Coppola believes that Google’s political motivations have compromised the integrity of the company’s Search and News products:
COPPOLA: “I think we had a long period, of ten years, let’s say, where we had search and social media that didn’t have a political bias and we kind of got used to the idea that the top search results at Google is probably the answer. And Robert Epstein who testified before Congress last week, um, looked into it and showed that, you know, the vast majority of people think that if something is higher rated on Google Search than another story, that it would be more important and more correct. And you know, we haven’t had time to absorb the fact that tech might have an agenda. I mean, it’s something that we’re only starting to talk about now.”
Asked about Google CEO Sundar Pichai’s testimony to Congress in December 2018, where Pichai said Google’s algorithms are politically unbiased, Coppola said:
COPPOLA: “First of all, I report to Sundar of course. And I have a great deal of respect for him as a manager. I work on the Google Assistant, which really doesn’t have a political bias. Google Assistant is things like, hey, Google, set an alarm for nine AM, play some music, that type of stuff… I think it’s, you know, ridiculous to say that there’s no bias. I think everyone who supports anything other than the Democrats, anyone who’s pro-Trump or in any way deviates from what CNN and the New York Times are pushing, notices how bad it is.”
According to Coppola, the company became more political just before the last presidential election:
COPPOLA: “I started in 2014. 2014 was an amazing time to be at Google. We didn’t talk about politics. No one talked about politics.

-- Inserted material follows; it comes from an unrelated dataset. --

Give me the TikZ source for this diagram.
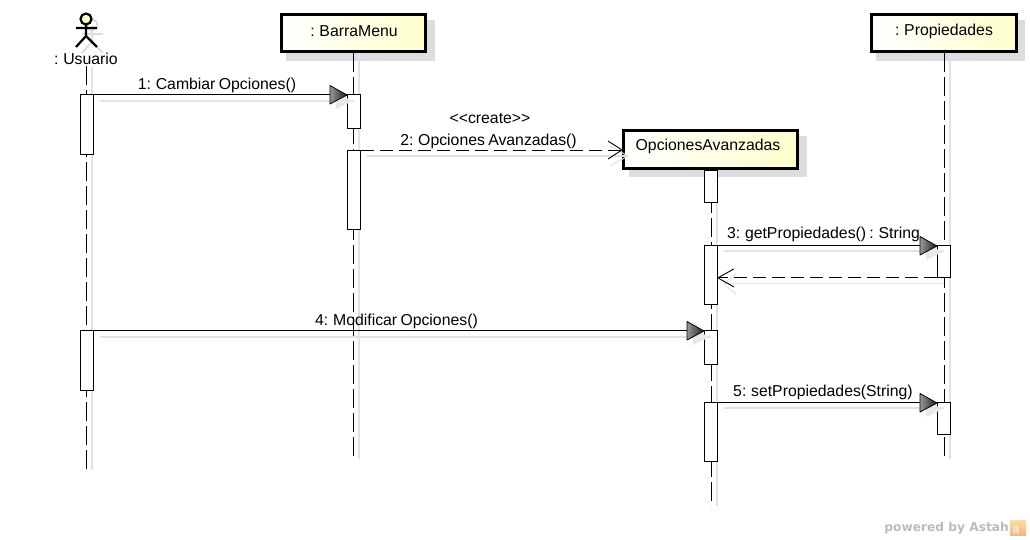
\documentclass[tikz,border=0pt]{standalone}
\usepackage{fontspec}
\setmainfont[WordSpace=0.75]{Liberation Sans}
\newfontfamily\wmfont{DejaVu Sans}
\definecolor{shadowgray}{HTML}{DDDDDD}
\definecolor{lineshadow}{HTML}{E2E2E2}
\definecolor{headyellow}{HTML}{FFFFCC}
\definecolor{wmgray}{HTML}{BBBBBB}
\definecolor{wmtop}{HTML}{FBDF9A}
\definecolor{wmbot}{HTML}{F4B48A}
\tikzset{
  x=1pt,y=-1pt,
  lifebox/.style={draw=black,line width=3pt,left color=white,right color=headyellow,anchor=north west,inner sep=0pt,rectangle},
  boxshadow/.style={fill=shadowgray,draw=none,anchor=north west,inner sep=0pt,rectangle},
  lifeline/.style={draw=black,line width=0.9pt,dash pattern=on 19pt off 5pt},
  lifeshadow/.style={draw=lineshadow,line width=1.1pt},
  actbar/.style={draw=black,fill=white,line width=0.9pt,anchor=north west,inner sep=0pt,minimum width=13pt,rectangle},
  msg/.style={draw=black,line width=0.9pt},
  msgdash/.style={draw=black,line width=0.9pt,dash pattern=on 13pt off 6pt},
  msgshadow/.style={draw=lineshadow,line width=1.1pt},
  txt/.style={font=\fontsize{15.8}{17}\selectfont,inner sep=0pt,text=black},
}
\newcommand{\solidhead}[1]{%
  \fill[shift={(#1)},lineshadow!80] (-11,-1) -- (6,7) -- (-11,15) -- cycle;
  \shade[shift={(#1)},left color=black!40,right color=black!90] (-17,-8.5) -- (0,1) -- (-17,10) -- cycle;
  \draw[shift={(#1)},black,line width=0.8pt,line join=round] (-17,-8.5) -- (0,1) -- (-17,10) -- cycle;
}
\begin{document}
\begin{tikzpicture}
\useasboundingbox (0,0) rectangle (1030,540);
\fill[white] (0,0) rectangle (1030,540);

% header shadows
\node[boxshadow,minimum width=149pt,minimum height=41pt] (sbarra) at (286,20) {};
\node[boxshadow,minimum width=178pt,minimum height=41pt] (sopc) at (629,136) {};
\node[boxshadow,minimum width=149pt,minimum height=41pt] (sprop) at (876,20) {};

% coordinates of lifelines
\coordinate (uT) at (86,66);   \coordinate (uB) at (86,470);
\coordinate (bT) at (353,53);  \coordinate (bB) at (353,459);
\coordinate (oT) at (711,170); \coordinate (oB) at (711,506);
\coordinate (pT) at (944,53);  \coordinate (pB) at (944,459);

% lifeline shadows
\draw[lifeshadow] ([xshift=6pt]uT) -- ([xshift=6pt]uB);
\draw[lifeshadow] ([xshift=6pt]bT) -- ([xshift=6pt]bB);
\draw[lifeshadow] ([xshift=6pt]oT) -- ([xshift=6pt]oB);
\draw[lifeshadow] ([xshift=6pt]pT) -- ([xshift=6pt]pB);
% lifelines
\draw[lifeline] (uT) -- (uB);
\draw[lifeline] (bT) -- (bB);
\draw[lifeline] (oT) -- (oB);
\draw[lifeline] (pT) -- (pB);

% headers
\node[lifebox,minimum width=144pt,minimum height=37pt] (barra) at (280,13) {};
\node[lifebox,minimum width=174pt,minimum height=38pt] (opc) at (622,129) {};
\node[lifebox,minimum width=145pt,minimum height=37pt] (prop) at (870,13) {};
\node[txt] (tbarra) at (354,31) {: BarraMenu};
\node[txt] (topc) at (708,146) {OpcionesAvanzadas};
\node[txt] (tprop) at (944,31) {: Propiedades};

% actor
\begin{scope}[shift={(6,6)},draw=shadowgray,line width=2pt]
  \draw (86,19) circle (5.5);
  \draw (86,25) -- (86,36) (76,28) -- (97,28) (76,47) -- (86,36) -- (97,47);
\end{scope}
\draw[line width=2.2pt,fill=headyellow] (86,19) circle (5.5);
\draw[line width=2.2pt] (86,25) -- (86,36) (76,28) -- (97,28) (76,47) -- (86,36) -- (97,47);
\node[txt] (tuser) at (86,59) {: Usuario};

% activations
\node[actbar,minimum height=60pt] (u1) at (80,94) {};
\node[actbar,minimum height=60pt] (u2) at (80,330) {};
\node[actbar,minimum height=34pt] (b1) at (347,94) {};
\node[actbar,minimum height=79pt] (b2) at (347,150) {};
\node[actbar,minimum height=32pt] (o1) at (704,170) {};
\node[actbar,minimum height=59pt] (o2) at (704,245) {};
\node[actbar,minimum height=34pt] (o3) at (704,330) {};
\node[actbar,minimum height=59pt] (o4) at (704,402) {};
\node[actbar,minimum height=32pt] (p1) at (937,245) {};
\node[actbar,minimum height=32pt] (p2) at (937,402) {};

% message shadows
\draw[msgshadow] ([shift={(6,7)}]u1.north east) -- ([shift={(0,7)}]b1.north);
\draw[msgshadow] ([shift={(6,6)}]b2.north east) -- ([shift={(4,6)}]opc.west |- b2.north);
\draw[msgshadow] ([shift={(6,6)}]o2.north east) -- ([shift={(0,6)}]p1.north);
\draw[msgshadow] ([shift={(0,6)}]p1.south) -- ([shift={(6,6)}]o2.east |- p1.south);
\draw[msgshadow] ([shift={(6,7)}]u2.north east) -- ([shift={(0,7)}]o3.north);
\draw[msgshadow] ([shift={(6,6)}]o4.north east) -- ([shift={(0,6)}]p2.north);
\draw[lineshadow,line width=1pt] ([shift={(-12,-4)}]opc.west |- b2.north) -- ([shift={(6,6)}]opc.west |- b2.north) -- ([shift={(-12,16)}]opc.west |- b2.north);
\draw[lineshadow,line width=1pt] ([shift={(18,-4)}]o2.east |- p1.south) -- ([shift={(6,6)}]o2.east |- p1.south) -- ([shift={(18,16)}]o2.east |- p1.south);

% messages
\draw[msg] (u1.north east) -- (b1.north west);
\draw[msgdash] (b2.north east) -- (opc.west |- b2.north);
\draw[msg] (opc.west |- b2.north) ++(-14,-9) -- ++(14,9) -- ++(-14,9);
\draw[msg] (o2.north east) -- (p1.north west);
\draw[msgdash] (p1.south west) -- (o2.east |- p1.south);
\draw[msg] (o2.east |- p1.south) ++(16,-9) -- ++(-16,9) -- ++(16,9);
\draw[msg] (u2.north east) -- (o3.north west);
\draw[msg] (o4.north east) -- (p2.north west);
\solidhead{b1.north west}
\solidhead{p1.north west}
\solidhead{o3.north west}
\solidhead{p2.north west}

% labels
\node[txt] (m1) at (217,85) {1: Cambiar Opciones()};
\node[txt] (st) at (490,118) {<{}<create>{}>};
\node[txt] (m2) at (488.5,141) {2: Opciones Avanzadas()};
\node[txt] (m3) at (823.5,234) {3: getPropiedades() : String};
\node[txt] (m4) at (396.5,321) {4: Modificar Opciones()};
\node[txt] (m5) at (823,392) {5: setPropiedades(String)};

% watermark
\node[font=\wmfont\fontsize{12.2}{14}\bfseries\selectfont,text=wmgray,inner sep=0pt,anchor=east] (wm) at (1009,528) {powered by Astah};
\shade[top color=wmtop,bottom color=wmbot] (1010,520) rectangle (1026,535);
\node[font=\fontsize{12}{12}\selectfont,text=white,inner sep=0pt] (wma) at (1016,530) {a};
\end{tikzpicture}
\end{document}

You know, it was just a chance to work with the best computer scientists in the world, the best facilities, the best computers and free food. I think as the election started to ramp up, the angle that the Democrats and the media took was that anyone who liked Donald Trump was a racist… And that got picked up everywhere. I mean, every tech company, everybody in New York, everybody in the field of computer science basically believed that. A small number of people do work on making sure that certain new sites are promoted. And in fact, I think it would only take a couple out of an organization of 100,000, you know, to make sure that the product is a certain way…
Coppola pointed out that he believes most Google employees are not politically-driven in their work, and that the company is actually very protective of its users’ private data despite public criticism of the company:
COPPOLA: “Most people’s job [at Google] is not political and doesn’t involve politics. I mean there’s a vast number of systems and a lot of them have nothing to do with politics like processing natural language… In fact, I would say that Google actually concerns of the assistant is taking much longer to build the assistant than it would otherwise need to because there is such a respect at Google for privacy and for user data. And I hope you leave this in and I hope people realize that there is really, I would say as an insider at Google there is a lot of interest put in taking care of people’s data and conversely it means that, you know the list of reputations of mappings from new site to some number representing their credibility is probably something I can access.”
The insider expressed concern about going public, but also offered solutions for how to remedy allegations of political bias at Google:
COPPOLA: “I think the biggest problem here is just the overall lack of transparency that we have in our products today. Um, for example, if we had open source software, we would know why each answer was arrived at.”
COPPOLA: Yeah, I mean, I have a job that pays well and has other benefits like working with very intelligent coworkers and really at the forefront of computer science. The Google Assistant is probably the most advanced artificial intelligence system anywhere in the world. Then for someone like me who’s been coding since I was a kid, um, it’s hard to find a job that pushes me to the limits the way working at Google does. But I guess I just, you know, I look at search and I look at Google News and I see what it’s doing and I see Google executives go to Congress and say that it’s not manipulated. It’s not political. And I’m just so sure that’s not true. That it’s, you know, it becomes a lot less fun to work on the product. So it affects you that much. Yeah, definitely. I mean, the thing about Google is if you leave, um, you know, any other salary at any other company will be lower. Hmm. So I do think it’s a sacrifice.”
COPPOLA: “I just want to say to all the non-programmers that I really don’t buy the idea that big tech is politically neutral, and I think we need to start incorporating that into whatever strategy we use to have a democracy going forward.”